The affidavit being sufficient on its face, the court had jurisdiction to issue the writ. The remaining question for determination is the effect of the falsity of the affidavit, since it is also the position of respondent that a false *428 affidavit does not confer jurisdiction to issue a writ of attachment.

That Sebree could have gone into court, in the first action, and had the attachment discharged on account of the falsity of the affidavit would seem to be indisputable. (C. S., secs. 6812 and 6814.) It is submitted, however, that these sections apply to the defendant and his remedy is by motion in the action. One against whom an action is instituted and whose property is attached may not sit supinely by, and, after judgment is entered, have the attachment vacated merely because of the falsity of the affidavit for attachment. The bank was a bonafide creditor of Sebree when the first action was instituted and when the attachment lien was created; that it was entitled to judgment against Sebree is not even questioned. The status of the trustee, that of creditor of the same Sebree, arose more than four months after the attachment lien was perfected. In the absence of any allegation or proof that there was fraud or collusion between the bank and Sebree, no reason has been suggested why one occupying the status of such creditor should be permitted to practically reopen the case and have the court weigh other evidence and again determine the issues. Both the regularity and propriety of the attachment were in issue in the action in which the affidavit was filed and the writ was issued, and were determined by the judgment in favor of the bank. (Gooden v. Lewis, 101 Kan. 482, 167 P. 1133.) Neither a judgment debtor nor his lien creditor may set aside such a lien for any irregularity or impropriety in the attachment which did not divest the court of jurisdiction to issue the writ. Van Fleet's Collateral Attack, sec. 532, says that "attachment proceedings are not void because the affidavit is false in fact"; and at sec. 60, that "jurisdiction always depends upon the allegations and never upon the facts."
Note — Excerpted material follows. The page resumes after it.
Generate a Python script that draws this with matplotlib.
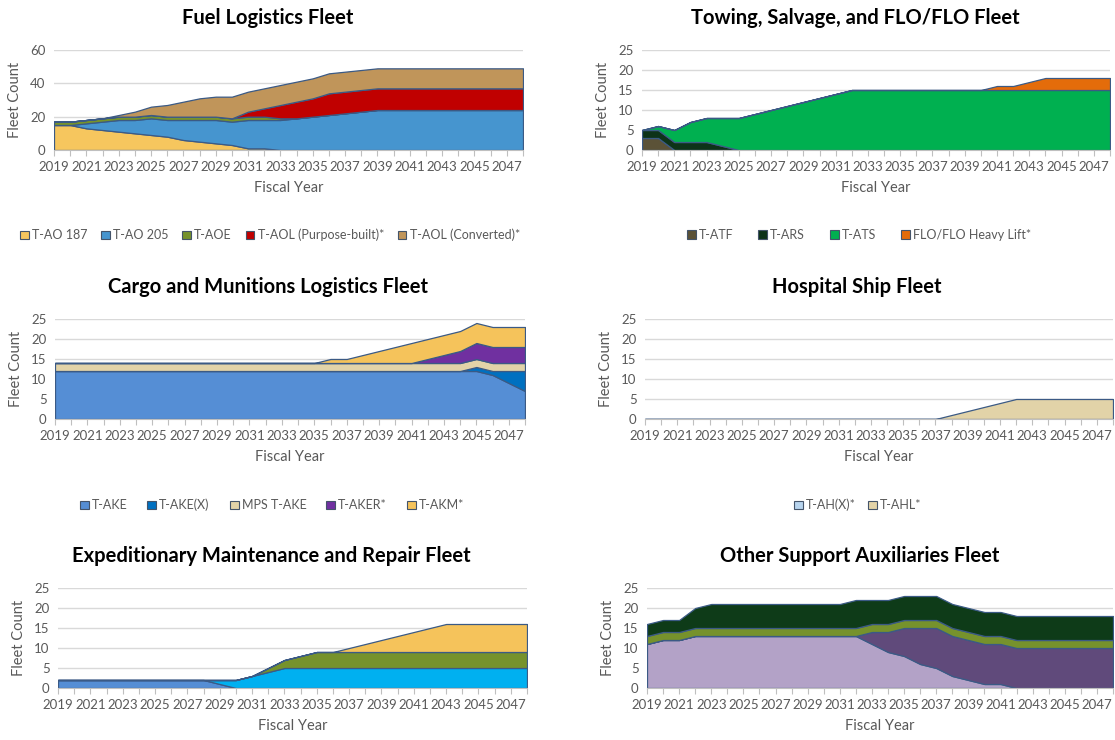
import numpy as np
import matplotlib
matplotlib.use('Agg')
import matplotlib.pyplot as plt
from matplotlib.patches import Patch

plt.rcParams['font.family'] = ['Lato', 'DejaVu Sans']

W, H = 1115, 740
GRAY = '#595959'
EDGE = '#3b5a85'

years = list(range(2019, 2049))

# Fuel logistics
fuel_names = ['T-AO 187', 'T-AO 205', 'T-AOE', 'T-AOL (Purpose-built)*', 'T-AOL (Converted)*']
ao187 = [15, 15, 13, 12, 11, 10, 9, 8, 6, 5, 4, 3, 1, 1, 0] + [0] * 15
ao205 = [0, 0, 3, 5, 7, 8, 10, 10, 12, 13, 14, 14, 17, 17, 18, 19, 20, 21, 22, 23] + [24] * 10
aoe = [2] * 14 + [1] + [0] * 15
aol_new = [0] * 12 + [3, 5, 8, 10, 11, 13, 13, 13, 13] + [13] * 9
aol_conv = [0, 0, 0, 0, 1, 3, 5, 7, 9, 11, 12, 13] + [12] * 18
fuel_colors = ['#f6c65e', '#4695cf', '#76922c', '#c00000', '#c0955a']

# Towing, salvage, FLO/FLO
tow_names = ['T-ATF', 'T-ARS', 'T-ATS', 'FLO/FLO Heavy Lift*']
atf = [3, 3] + [0] * 28
ars = [2, 2, 2, 2, 2, 1] + [0] * 24
ats = [0, 1, 3, 5, 6, 7, 8, 9, 10, 11, 12, 13, 14] + [15] * 17
flo = [0] * 22 + [1, 1, 2, 3, 3, 3, 3, 3]
tow_colors = ['#5b5237', '#0d3318', '#00b050', '#e46c0a']

# Cargo and munitions
cargo_names = ['T-AKE', 'T-AKE(X)', 'MPS T-AKE', 'T-AKER*', 'T-AKM*']
ake = [12] * 27 + [11, 9, 7]
akex = [0] * 26 + [1, 1, 3, 5]
mps = [2] * 30
aker = [0] * 23 + [1, 2, 3, 4, 4, 4, 4]
akm = [0] * 17 + [1, 1, 2, 3, 4, 5, 5, 5, 5, 5, 5, 5, 5]
cargo_colors = ['#558ed5', '#0070c0', '#e2d3a8', '#7030a0', '#f5c35b']

# Hospital ships
hosp_names = ['T-AH(X)*', 'T-AHL*']
ahx = [0] * 30
ahl = [0] * 19 + [1, 2, 3, 4] + [5] * 7
hosp_colors = ['#b7d4ee', '#e2d3a8']

# Expeditionary maintenance and repair
emr_a = [2] * 10 + [1, 0] + [0] * 18
emr_b = [0] * 10 + [1, 2, 3, 4] + [5] * 16
emr_c = [0] * 13 + [1, 2, 3] + [4] * 14
emr_d = [0] * 18 + [1, 2, 3, 4, 5, 6, 7] + [7] * 5
emr_colors = ['#558ed5', '#00b0f0', '#76922c', '#f5c35b']

# Other support auxiliaries
osa_a = [11, 12, 12] + [13] * 11 + [11, 9, 8, 6, 5, 3, 2, 1, 1] + [0] * 7
osa_b = [0] * 14 + [3, 5, 7, 9, 10] + [10] * 11
osa_c = [2] * 30
osa_d = [3, 3, 3, 5] + [6] * 9 + [7] + [6] * 16
osa_colors = ['#b3a2c7', '#604a7b', '#76922c', '#0e3b18']


def make_ax(fig, l, t, r, b, ymax, ystep):
    ax = fig.add_axes([l / W, 1 - b / H, (r - l) / W, (b - t) / H])
    ax.set_xlim(2019, 2048)
    ax.set_ylim(0, ymax)
    ax.set_yticks(np.arange(0, ymax + 1, ystep))
    ax.set_xticks(years)
    ax.set_xticklabels([str(y) if (y - 2019) % 2 == 0 else '' for y in years])
    ax.grid(axis='y', color='#d9d9d9', linewidth=1)
    ax.set_axisbelow(True)
    for s in ['left', 'right', 'top']:
        ax.spines[s].set_visible(False)
    ax.spines['bottom'].set_color('#bfbfbf')
    ax.tick_params(axis='y', length=0, labelsize=9.5, labelcolor=GRAY, pad=6)
    ax.tick_params(axis='x', length=4, color='#bfbfbf', labelsize=9.5,
                   labelcolor=GRAY, pad=4)
    ax.set_ylabel('Fleet Count', fontsize=10.5, color=GRAY, labelpad=6)
    ax.set_xlabel('Fiscal Year', fontsize=10.5, color=GRAY, labelpad=6)
    return ax


def stack(ax, series, colors):
    ax.stackplot(years, *series, colors=colors, edgecolor=EDGE, linewidth=0.9)


def title(fig, x, y, text):
    fig.text(x / W, 1 - y / H, text, ha='center', va='center',
             fontsize=14.5, fontweight='bold', color='black')


def legend(fig, x, y, names, colors, gap=1.0):
    handles = [Patch(facecolor=c, edgecolor='#44546a', linewidth=0.8) for c in colors]
    fig.legend(handles, names, loc='center', bbox_to_anchor=(x / W, 1 - y / H),
               ncol=len(names), frameon=False, fontsize=9, labelcolor=GRAY,
               handlelength=0.7, handleheight=0.7, handletextpad=0.25,
               columnspacing=gap)


fig = plt.figure(figsize=(W / 100, H / 100), dpi=100)

ax1 = make_ax(fig, 54, 50, 523, 150, 60, 20)
stack(ax1, [ao187, ao205, aoe, aol_new, aol_conv], fuel_colors)
title(fig, 268, 18, 'Fuel Logistics Fleet')
legend(fig, 270, 235, fuel_names, fuel_colors, gap=1.1)

ax2 = make_ax(fig, 642, 50, 1110, 150, 25, 5)
stack(ax2, [atf, ars, ats, flo], tow_colors)
title(fig, 855, 18, 'Towing, Salvage, and FLO/FLO Fleet')
legend(fig, 859, 235, tow_names, tow_colors, gap=2.0)

ax3 = make_ax(fig, 55, 319, 525, 419, 25, 5)
stack(ax3, [ake, akex, mps, aker, akm], cargo_colors)
title(fig, 268, 287, 'Cargo and Munitions Logistics Fleet')
legend(fig, 272, 505, cargo_names, cargo_colors, gap=1.6)

ax4 = make_ax(fig, 645, 319, 1113, 419, 25, 5)
stack(ax4, [ahx, ahl], hosp_colors)
title(fig, 857, 287, 'Hospital Ship Fleet')
legend(fig, 858, 505, hosp_names, hosp_colors)

ax5 = make_ax(fig, 58, 588, 527, 688, 25, 5)
stack(ax5, [emr_a, emr_b, emr_c, emr_d], emr_colors)
title(fig, 271, 556, 'Expeditionary Maintenance and Repair Fleet')

ax6 = make_ax(fig, 647, 588, 1113, 688, 25, 5)
stack(ax6, [osa_a, osa_b, osa_c, osa_d], osa_colors)
title(fig, 860, 556, 'Other Support Auxiliaries Fleet')

fig.savefig('out.png', dpi=100)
"The right to challenge the truth of the allegations of the affidavit is given by statute to the defendant or his assignee for the benefit of creditors, to be exercised in the action. It cannot be attacked collaterally, if good on its *429 face, except for fraud or collusion. Rice v. Wolff, 65 Wis. 1,26 N.W. 181." (Barth v. Burnham, 105 Wis. 548, 81 N.W. 809.)

See, also, Reg. v. Bolten, 1 Ad. El. M. S. 66, 72, 41 E. C. L. 439, 442; Wapples on Attachment, sec. 157; Darling v.Conklin, 42 Wis. 478; Gooden v. Lewis, 101 Kan. 482,167 Pac. 1133; Lovier v. Gilpin, 6 Dana, 321, 36 Ky. 478; Harrison v.Pender, 44 N.C. 78, 57 Am. Dec. 573; Electric Plaster Co. v.Blue Rapids City Township, 81 Kan. 730, 106 P. 1079, 25 L.R.A., N.S., 1237; Title Ins. Trust Co. v. CaliforniaDevelopment Co., 171 Cal. 173, 152 P. 542 (560, 561);Fridenberg v. Pierson, 18 Cal. 152, 79 Am. Dec. 162; Producers'Naval Stores Co. v. M'Allister, 278 Fed. 13; Greene v. Tripp,11 R.I. 424; Jarvis v. Barrett, 14 Wis. 591; Hillman v.Griffin, 6 Cal. Unrep. 354, 59 P. 194, 696; Barth v. Burnham,105 Wis. 548, 81 N.W. 809.

It is argued that this court has held that an attachment issued on a false affidavit will be dissolved. To such holding, we adhere. But the falsity of the affidavit must be brought to the attention of the court in the action in which the writ was issued. Such was the situation in Mark Means Transfer Co. v.McKinzie, 9 Idaho 165, 73 P. 135; Barton v. Groseclose,11 Idaho 227, 81 P. 623; Vollmer v. Spencer, 5 Idaho 557,51 Pac. 609; Willman v. Friedman, 3 Idaho 734, 35 P. 37. It is contended that this court held in. Murphy v. Montandon, 3 Idaho 325, 35 Am. St. 279, 29 P. 851, that an attachment issued on a false affidavit is void. While such language was used in that decision, a careful examination of the issues involved and that which was necessary to a decision convinces us that it should not control the issue here presented. Murphy v. Montandon,supra, was an action against sureties on a redelivery bond, judgment in a prior action having been obtained by Murphy against the defendant whose property was released from attachment by the execution of the redelivery bond signed by Montandon. In the first action the record, according to the decision, showed on its face that the plaintiffs had security. The affidavit, however, did not disclose that the *430 security had become valueless, as required by the statute. The affidavit was, therefore, not only false but the record disclosed on its face that the case was not one in which the law permits an attachment. It appears further that the decision in that case was actually based on the exclusion of the affidavit from the evidence. It may be admitted that there is room for argument as to the authority of Murphy v. Montandon,supra, on the question here presented, but, in any event, we are unwilling to hold, under such facts as we have here, that where it appears from the record that the court had jurisdiction to issue a writ of attachment, a stranger to the action, may, in an independent action, establish the falsity of the affidavit for attachment and thereby invalidate the lien of the attachment.

Judgment reversed. Costs to appellant.

William A. Lee, C.J., and Givens and Taylor, JJ., concur.